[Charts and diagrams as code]
# # # #

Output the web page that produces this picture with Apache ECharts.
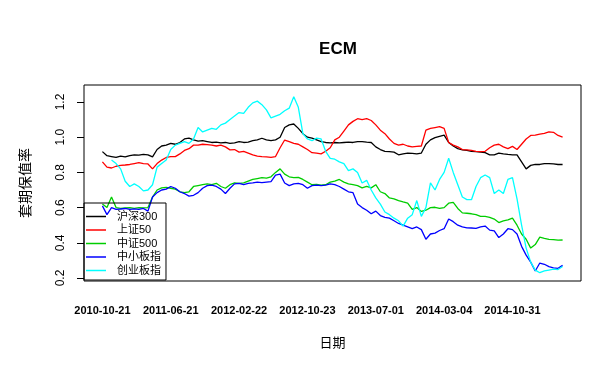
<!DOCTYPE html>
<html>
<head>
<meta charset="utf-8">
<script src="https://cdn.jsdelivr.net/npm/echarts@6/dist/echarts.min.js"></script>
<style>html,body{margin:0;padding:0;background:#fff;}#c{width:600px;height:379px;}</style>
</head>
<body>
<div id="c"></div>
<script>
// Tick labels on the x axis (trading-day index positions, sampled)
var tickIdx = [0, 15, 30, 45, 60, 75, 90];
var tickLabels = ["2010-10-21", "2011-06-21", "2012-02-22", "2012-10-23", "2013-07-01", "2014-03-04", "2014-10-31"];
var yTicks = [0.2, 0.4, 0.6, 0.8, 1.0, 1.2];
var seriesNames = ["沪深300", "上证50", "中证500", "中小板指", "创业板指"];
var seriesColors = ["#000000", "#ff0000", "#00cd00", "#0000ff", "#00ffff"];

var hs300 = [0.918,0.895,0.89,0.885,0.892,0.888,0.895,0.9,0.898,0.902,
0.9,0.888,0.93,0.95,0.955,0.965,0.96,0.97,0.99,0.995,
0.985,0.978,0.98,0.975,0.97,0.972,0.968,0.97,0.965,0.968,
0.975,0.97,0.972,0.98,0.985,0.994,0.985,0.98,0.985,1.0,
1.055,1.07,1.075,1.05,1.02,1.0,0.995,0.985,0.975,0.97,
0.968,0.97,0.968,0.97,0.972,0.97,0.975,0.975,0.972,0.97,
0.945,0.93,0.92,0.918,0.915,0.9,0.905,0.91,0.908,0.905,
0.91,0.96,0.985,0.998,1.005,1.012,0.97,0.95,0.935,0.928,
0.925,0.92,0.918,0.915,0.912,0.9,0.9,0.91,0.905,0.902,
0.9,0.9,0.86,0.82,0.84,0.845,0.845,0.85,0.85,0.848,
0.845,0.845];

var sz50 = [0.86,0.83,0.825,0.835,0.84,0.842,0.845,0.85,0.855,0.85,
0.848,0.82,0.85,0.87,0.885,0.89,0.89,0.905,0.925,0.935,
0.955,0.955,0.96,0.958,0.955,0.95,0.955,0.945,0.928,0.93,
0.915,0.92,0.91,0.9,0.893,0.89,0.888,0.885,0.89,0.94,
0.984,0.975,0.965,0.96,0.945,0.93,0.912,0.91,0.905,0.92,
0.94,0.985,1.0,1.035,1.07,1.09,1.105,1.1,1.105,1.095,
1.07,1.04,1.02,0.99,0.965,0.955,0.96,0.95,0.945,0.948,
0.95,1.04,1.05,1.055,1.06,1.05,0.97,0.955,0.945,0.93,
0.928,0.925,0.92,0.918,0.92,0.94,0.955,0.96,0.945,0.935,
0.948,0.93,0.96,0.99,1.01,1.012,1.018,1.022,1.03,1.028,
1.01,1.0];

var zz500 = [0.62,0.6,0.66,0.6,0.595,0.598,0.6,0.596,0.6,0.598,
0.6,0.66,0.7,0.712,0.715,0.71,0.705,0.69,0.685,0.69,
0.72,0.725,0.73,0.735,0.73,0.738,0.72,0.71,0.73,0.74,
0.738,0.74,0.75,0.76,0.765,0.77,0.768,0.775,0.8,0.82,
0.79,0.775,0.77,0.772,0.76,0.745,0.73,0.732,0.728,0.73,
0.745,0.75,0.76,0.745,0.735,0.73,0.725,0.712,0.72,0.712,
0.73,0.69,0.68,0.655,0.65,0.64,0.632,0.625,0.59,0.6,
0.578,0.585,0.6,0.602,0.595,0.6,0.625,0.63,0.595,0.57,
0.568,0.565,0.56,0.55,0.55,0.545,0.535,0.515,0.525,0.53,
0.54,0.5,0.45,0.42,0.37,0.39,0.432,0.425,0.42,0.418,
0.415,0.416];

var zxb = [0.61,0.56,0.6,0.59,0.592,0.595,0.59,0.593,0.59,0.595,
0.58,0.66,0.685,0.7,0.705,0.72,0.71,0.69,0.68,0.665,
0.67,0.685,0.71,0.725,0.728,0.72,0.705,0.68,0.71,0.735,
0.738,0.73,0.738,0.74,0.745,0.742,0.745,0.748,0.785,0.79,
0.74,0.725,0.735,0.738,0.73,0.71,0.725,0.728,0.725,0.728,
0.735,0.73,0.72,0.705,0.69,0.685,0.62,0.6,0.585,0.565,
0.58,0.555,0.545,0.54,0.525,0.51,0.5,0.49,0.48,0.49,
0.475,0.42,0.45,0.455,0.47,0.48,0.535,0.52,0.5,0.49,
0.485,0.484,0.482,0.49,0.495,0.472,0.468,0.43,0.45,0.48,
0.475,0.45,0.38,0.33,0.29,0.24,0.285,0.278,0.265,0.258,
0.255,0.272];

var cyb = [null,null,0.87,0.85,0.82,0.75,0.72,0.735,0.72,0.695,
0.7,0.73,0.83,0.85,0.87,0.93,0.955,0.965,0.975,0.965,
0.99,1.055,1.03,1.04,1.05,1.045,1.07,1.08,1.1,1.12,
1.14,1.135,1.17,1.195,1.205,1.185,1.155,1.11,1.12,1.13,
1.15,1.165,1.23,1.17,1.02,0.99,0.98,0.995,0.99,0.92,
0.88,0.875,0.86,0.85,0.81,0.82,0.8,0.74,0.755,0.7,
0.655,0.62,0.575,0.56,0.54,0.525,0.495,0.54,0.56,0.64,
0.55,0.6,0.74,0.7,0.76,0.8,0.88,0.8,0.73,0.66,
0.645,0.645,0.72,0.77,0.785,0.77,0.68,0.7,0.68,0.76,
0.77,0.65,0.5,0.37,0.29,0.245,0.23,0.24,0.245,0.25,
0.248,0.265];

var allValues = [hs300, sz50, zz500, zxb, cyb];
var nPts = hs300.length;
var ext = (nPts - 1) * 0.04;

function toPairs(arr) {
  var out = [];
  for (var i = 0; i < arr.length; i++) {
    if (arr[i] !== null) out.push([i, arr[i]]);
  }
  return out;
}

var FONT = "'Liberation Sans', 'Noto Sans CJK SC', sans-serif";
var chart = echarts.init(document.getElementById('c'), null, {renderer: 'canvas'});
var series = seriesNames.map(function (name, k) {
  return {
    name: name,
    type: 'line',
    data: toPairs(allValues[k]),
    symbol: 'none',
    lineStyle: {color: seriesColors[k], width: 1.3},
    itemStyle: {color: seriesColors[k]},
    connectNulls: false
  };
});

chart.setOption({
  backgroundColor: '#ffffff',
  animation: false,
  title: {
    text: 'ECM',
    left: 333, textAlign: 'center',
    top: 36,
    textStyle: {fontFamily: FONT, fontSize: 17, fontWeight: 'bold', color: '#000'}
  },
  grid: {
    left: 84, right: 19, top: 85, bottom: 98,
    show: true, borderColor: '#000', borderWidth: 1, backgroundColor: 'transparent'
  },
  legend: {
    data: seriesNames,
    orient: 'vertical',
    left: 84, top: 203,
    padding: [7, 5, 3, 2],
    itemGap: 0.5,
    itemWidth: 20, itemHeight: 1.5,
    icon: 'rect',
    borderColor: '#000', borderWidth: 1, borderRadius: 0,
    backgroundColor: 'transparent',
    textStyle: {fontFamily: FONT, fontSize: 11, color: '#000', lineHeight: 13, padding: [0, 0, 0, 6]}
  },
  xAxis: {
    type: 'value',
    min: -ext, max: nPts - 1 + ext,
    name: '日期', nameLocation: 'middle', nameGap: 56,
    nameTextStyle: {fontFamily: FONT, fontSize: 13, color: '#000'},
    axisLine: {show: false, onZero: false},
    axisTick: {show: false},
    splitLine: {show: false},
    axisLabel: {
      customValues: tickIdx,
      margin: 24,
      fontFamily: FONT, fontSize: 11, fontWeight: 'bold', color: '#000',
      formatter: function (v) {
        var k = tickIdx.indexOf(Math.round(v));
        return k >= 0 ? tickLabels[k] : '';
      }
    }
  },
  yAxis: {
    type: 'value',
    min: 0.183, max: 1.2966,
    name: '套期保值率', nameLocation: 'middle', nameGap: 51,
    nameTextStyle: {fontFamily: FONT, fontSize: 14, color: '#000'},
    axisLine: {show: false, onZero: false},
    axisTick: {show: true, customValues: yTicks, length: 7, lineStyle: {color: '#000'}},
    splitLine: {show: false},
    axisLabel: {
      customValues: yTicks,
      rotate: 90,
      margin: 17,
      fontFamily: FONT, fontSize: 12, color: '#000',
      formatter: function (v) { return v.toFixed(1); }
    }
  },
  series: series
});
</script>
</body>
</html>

# # # #

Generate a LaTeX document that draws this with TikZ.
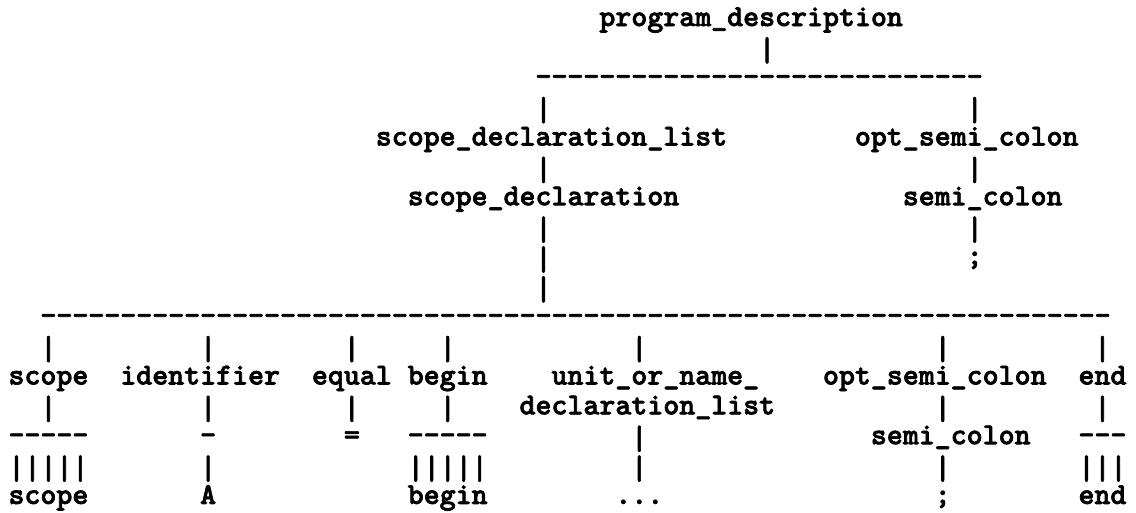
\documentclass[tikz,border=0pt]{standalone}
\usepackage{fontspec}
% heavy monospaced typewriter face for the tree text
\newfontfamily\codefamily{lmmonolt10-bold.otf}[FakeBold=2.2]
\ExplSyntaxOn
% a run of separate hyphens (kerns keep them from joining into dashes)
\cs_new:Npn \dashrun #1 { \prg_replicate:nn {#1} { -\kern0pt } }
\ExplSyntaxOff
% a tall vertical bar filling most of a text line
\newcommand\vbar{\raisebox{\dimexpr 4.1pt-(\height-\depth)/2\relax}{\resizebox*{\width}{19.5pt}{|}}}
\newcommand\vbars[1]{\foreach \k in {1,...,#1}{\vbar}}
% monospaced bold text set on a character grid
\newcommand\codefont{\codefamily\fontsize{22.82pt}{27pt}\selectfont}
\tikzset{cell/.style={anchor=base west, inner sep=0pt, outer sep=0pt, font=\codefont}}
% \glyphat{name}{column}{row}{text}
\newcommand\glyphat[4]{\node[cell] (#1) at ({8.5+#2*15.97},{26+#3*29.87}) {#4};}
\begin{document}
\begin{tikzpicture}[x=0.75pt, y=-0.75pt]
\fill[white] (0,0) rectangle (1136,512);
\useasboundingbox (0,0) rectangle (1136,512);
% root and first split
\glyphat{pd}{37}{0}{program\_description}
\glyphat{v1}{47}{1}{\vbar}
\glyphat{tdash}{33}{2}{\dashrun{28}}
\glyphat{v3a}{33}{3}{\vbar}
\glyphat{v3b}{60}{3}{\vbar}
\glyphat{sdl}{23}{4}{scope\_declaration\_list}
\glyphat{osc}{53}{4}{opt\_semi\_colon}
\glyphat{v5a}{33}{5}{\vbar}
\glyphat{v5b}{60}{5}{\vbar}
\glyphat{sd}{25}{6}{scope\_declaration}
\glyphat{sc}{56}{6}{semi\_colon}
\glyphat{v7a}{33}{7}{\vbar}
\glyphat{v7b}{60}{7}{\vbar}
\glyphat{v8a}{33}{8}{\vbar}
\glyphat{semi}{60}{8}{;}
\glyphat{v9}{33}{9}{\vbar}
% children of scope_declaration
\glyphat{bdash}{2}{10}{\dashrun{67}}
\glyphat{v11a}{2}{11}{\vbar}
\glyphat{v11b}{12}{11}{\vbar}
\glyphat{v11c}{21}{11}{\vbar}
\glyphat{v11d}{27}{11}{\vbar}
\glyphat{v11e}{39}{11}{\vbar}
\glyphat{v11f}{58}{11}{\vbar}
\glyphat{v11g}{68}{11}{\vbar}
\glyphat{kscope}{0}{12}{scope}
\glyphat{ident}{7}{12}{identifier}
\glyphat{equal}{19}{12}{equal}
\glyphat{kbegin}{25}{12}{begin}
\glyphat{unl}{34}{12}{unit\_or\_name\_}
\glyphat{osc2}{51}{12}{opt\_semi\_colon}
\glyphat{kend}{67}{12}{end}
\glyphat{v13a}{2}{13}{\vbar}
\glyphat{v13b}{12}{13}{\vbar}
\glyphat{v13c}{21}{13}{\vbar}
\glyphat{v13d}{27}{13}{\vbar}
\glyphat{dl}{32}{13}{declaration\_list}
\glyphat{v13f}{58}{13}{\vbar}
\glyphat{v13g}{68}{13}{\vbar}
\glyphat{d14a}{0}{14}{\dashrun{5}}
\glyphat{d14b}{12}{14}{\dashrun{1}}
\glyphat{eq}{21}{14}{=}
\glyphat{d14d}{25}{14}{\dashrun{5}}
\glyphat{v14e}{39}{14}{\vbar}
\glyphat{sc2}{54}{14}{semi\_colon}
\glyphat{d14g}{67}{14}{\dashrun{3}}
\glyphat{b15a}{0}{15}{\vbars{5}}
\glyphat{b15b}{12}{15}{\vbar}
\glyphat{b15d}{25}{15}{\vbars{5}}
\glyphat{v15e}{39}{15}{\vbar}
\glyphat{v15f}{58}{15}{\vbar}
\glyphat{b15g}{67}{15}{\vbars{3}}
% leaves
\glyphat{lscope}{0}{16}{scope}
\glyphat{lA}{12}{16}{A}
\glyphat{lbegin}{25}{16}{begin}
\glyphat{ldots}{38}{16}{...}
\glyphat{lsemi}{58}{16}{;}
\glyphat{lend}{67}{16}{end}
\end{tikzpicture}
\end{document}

# # # #

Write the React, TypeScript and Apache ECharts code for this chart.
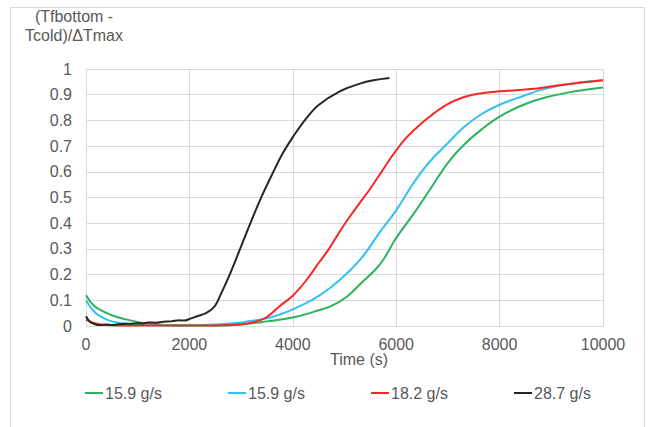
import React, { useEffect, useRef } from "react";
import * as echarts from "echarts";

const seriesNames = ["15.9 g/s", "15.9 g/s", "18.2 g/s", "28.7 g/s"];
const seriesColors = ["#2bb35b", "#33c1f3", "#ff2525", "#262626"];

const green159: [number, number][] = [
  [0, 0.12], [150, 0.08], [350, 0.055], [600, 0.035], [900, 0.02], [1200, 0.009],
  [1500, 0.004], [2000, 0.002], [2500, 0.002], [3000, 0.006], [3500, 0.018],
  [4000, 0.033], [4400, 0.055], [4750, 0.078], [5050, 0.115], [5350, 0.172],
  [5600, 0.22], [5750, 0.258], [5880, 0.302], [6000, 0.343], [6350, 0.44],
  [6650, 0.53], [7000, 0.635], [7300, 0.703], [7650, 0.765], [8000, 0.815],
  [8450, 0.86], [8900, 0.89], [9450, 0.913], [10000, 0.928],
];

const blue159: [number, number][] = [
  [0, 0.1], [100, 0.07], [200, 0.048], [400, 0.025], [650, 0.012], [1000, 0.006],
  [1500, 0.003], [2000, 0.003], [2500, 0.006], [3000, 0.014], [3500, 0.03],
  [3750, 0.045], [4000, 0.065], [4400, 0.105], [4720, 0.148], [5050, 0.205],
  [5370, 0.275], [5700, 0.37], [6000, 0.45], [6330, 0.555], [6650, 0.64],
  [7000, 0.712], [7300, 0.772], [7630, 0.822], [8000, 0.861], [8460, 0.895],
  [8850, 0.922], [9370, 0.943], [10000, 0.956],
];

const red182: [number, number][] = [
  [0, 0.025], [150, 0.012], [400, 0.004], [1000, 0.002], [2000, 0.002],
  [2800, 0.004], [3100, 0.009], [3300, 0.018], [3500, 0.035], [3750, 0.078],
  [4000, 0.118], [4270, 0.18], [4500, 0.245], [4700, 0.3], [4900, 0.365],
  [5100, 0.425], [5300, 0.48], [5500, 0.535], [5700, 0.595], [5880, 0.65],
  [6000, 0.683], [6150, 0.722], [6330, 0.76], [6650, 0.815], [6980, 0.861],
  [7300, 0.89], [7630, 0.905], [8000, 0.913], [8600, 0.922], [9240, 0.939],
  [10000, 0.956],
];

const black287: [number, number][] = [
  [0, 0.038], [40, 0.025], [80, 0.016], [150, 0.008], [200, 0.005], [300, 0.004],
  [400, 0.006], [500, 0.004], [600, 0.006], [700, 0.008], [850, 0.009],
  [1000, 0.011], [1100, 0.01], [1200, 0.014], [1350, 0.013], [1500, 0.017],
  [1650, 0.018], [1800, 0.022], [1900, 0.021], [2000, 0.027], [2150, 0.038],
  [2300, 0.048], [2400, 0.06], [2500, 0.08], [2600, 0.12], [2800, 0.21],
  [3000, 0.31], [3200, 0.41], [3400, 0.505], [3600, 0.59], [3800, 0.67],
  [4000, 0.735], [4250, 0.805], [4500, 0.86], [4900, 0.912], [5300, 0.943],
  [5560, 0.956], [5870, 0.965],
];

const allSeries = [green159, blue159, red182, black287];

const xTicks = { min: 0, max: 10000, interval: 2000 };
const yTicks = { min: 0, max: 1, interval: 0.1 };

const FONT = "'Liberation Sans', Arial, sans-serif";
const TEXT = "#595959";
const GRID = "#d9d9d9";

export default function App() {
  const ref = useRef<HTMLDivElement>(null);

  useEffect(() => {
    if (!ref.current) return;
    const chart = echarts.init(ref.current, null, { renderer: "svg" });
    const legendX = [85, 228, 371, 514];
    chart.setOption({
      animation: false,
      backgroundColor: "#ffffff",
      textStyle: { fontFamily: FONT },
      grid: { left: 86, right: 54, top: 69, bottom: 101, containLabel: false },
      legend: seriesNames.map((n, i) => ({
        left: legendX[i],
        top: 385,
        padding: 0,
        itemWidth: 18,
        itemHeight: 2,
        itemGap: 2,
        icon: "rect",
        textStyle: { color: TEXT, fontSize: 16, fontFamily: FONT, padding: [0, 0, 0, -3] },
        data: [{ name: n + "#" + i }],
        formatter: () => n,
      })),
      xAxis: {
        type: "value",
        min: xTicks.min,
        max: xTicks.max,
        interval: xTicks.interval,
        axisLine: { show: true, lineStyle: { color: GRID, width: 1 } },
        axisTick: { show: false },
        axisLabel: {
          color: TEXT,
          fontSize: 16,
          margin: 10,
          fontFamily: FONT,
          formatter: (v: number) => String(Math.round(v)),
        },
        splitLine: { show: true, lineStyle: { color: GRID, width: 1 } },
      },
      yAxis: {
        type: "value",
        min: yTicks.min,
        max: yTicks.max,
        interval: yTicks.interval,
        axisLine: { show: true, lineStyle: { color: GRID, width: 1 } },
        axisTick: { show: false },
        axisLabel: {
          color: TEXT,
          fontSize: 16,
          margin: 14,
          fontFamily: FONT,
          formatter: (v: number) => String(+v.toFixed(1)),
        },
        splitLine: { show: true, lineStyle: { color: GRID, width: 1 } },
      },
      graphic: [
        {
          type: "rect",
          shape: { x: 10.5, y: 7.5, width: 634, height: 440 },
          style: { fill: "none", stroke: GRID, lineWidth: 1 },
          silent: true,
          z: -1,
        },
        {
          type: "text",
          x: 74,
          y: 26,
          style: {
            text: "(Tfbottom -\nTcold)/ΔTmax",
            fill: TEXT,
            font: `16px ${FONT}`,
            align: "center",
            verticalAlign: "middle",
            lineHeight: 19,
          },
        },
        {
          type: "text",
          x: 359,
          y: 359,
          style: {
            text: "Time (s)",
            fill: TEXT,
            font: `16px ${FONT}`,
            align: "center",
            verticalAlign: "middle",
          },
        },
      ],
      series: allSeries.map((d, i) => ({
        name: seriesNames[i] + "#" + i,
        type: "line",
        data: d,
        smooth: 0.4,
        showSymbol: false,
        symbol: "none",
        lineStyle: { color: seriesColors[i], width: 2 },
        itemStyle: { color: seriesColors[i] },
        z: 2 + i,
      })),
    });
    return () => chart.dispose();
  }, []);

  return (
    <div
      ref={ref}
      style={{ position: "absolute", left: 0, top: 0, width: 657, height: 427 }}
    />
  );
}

# # # #

■ TASK
List all lines from the entries that include the word "with".

■ THE REPLY
Output the web page that produces this picture with Apache ECharts.
Generate a LaTeX document that draws this with TikZ.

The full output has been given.